Given problem:
A faithful transcription of all the data is required.

Supplied material:
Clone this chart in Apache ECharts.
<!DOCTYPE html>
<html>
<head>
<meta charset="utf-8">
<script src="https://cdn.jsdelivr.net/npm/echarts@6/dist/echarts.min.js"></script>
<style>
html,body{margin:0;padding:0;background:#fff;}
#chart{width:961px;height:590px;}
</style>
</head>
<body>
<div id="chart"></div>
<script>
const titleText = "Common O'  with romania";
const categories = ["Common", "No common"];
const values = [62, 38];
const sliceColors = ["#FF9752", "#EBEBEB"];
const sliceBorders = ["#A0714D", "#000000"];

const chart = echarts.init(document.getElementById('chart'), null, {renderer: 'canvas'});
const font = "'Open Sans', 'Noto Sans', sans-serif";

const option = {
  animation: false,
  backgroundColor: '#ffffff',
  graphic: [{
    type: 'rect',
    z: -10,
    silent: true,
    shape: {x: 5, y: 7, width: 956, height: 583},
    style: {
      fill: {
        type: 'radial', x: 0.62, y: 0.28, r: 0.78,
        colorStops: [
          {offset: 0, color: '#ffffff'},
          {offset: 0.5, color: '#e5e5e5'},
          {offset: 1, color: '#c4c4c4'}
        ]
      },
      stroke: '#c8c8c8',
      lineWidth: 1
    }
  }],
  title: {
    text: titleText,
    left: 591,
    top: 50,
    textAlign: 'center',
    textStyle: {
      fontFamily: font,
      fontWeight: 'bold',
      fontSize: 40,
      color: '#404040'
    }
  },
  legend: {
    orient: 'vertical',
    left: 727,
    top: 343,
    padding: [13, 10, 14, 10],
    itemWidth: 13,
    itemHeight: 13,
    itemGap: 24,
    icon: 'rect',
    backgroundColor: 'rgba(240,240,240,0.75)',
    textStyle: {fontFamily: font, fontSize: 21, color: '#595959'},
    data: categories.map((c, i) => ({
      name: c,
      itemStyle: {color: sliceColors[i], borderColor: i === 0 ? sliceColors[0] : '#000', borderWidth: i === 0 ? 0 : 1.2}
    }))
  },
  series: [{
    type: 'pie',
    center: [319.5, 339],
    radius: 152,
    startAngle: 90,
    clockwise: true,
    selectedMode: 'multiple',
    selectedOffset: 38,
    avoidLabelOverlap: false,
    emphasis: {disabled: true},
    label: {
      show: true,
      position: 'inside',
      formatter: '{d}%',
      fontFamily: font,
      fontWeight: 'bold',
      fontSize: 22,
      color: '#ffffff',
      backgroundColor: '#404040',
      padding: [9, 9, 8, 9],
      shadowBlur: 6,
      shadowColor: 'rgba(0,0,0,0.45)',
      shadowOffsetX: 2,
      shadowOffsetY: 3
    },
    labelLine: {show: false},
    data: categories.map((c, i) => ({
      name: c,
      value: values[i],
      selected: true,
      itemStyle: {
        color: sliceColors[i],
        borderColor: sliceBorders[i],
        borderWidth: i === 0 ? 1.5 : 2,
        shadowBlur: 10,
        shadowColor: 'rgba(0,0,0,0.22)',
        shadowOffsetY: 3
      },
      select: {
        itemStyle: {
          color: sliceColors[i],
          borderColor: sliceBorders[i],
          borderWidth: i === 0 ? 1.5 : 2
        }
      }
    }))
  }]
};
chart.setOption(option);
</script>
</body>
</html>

Expected output:
Clone this chart in Apache ECharts.
<!DOCTYPE html>
<html>
<head>
<meta charset="utf-8">
<script src="https://cdn.jsdelivr.net/npm/echarts@6/dist/echarts.min.js"></script>
<style>
html,body{margin:0;padding:0;background:#fff;}
#chart{width:961px;height:590px;}
</style>
</head>
<body>
<div id="chart"></div>
<script>
const titleText = "Common O'  with romania";
const categories = ["Common", "No common"];
const values = [62, 38];
const sliceColors = ["#FF9752", "#EBEBEB"];
const sliceBorders = ["#A0714D", "#000000"];

const chart = echarts.init(document.getElementById('chart'), null, {renderer: 'canvas'});
const font = "'Open Sans', 'Noto Sans', sans-serif";

const option = {
  animation: false,
  backgroundColor: '#ffffff',
  graphic: [{
    type: 'rect',
    z: -10,
    silent: true,
    shape: {x: 5, y: 7, width: 956, height: 583},
    style: {
      fill: {
        type: 'radial', x: 0.62, y: 0.28, r: 0.78,
        colorStops: [
          {offset: 0, color: '#ffffff'},
          {offset: 0.5, color: '#e5e5e5'},
          {offset: 1, color: '#c4c4c4'}
        ]
      },
      stroke: '#c8c8c8',
      lineWidth: 1
    }
  }],
  title: {
    text: titleText,
    left: 591,
    top: 50,
    textAlign: 'center',
    textStyle: {
      fontFamily: font,
      fontWeight: 'bold',
      fontSize: 40,
      color: '#404040'
    }
  },
  legend: {
    orient: 'vertical',
    left: 727,
    top: 343,
    padding: [13, 10, 14, 10],
    itemWidth: 13,
    itemHeight: 13,
    itemGap: 24,
    icon: 'rect',
    backgroundColor: 'rgba(240,240,240,0.75)',
    textStyle: {fontFamily: font, fontSize: 21, color: '#595959'},
    data: categories.map((c, i) => ({
      name: c,
      itemStyle: {color: sliceColors[i], borderColor: i === 0 ? sliceColors[0] : '#000', borderWidth: i === 0 ? 0 : 1.2}
    }))
  },
  series: [{
    type: 'pie',
    center: [319.5, 339],
    radius: 152,
    startAngle: 90,
    clockwise: true,
    selectedMode: 'multiple',
    selectedOffset: 38,
    avoidLabelOverlap: false,
    emphasis: {disabled: true},
    label: {
      show: true,
      position: 'inside',
      formatter: '{d}%',
      fontFamily: font,
      fontWeight: 'bold',
      fontSize: 22,
      color: '#ffffff',
      backgroundColor: '#404040',
      padding: [9, 9, 8, 9],
      shadowBlur: 6,
      shadowColor: 'rgba(0,0,0,0.45)',
      shadowOffsetX: 2,
      shadowOffsetY: 3
    },
    labelLine: {show: false},
    data: categories.map((c, i) => ({
      name: c,
      value: values[i],
      selected: true,
      itemStyle: {
        color: sliceColors[i],
        borderColor: sliceBorders[i],
        borderWidth: i === 0 ? 1.5 : 2,
        shadowBlur: 10,
        shadowColor: 'rgba(0,0,0,0.22)',
        shadowOffsetY: 3
      },
      select: {
        itemStyle: {
          color: sliceColors[i],
          borderColor: sliceBorders[i],
          borderWidth: i === 0 ? 1.5 : 2
        }
      }
    }))
  }]
};
chart.setOption(option);
</script>
</body>
</html>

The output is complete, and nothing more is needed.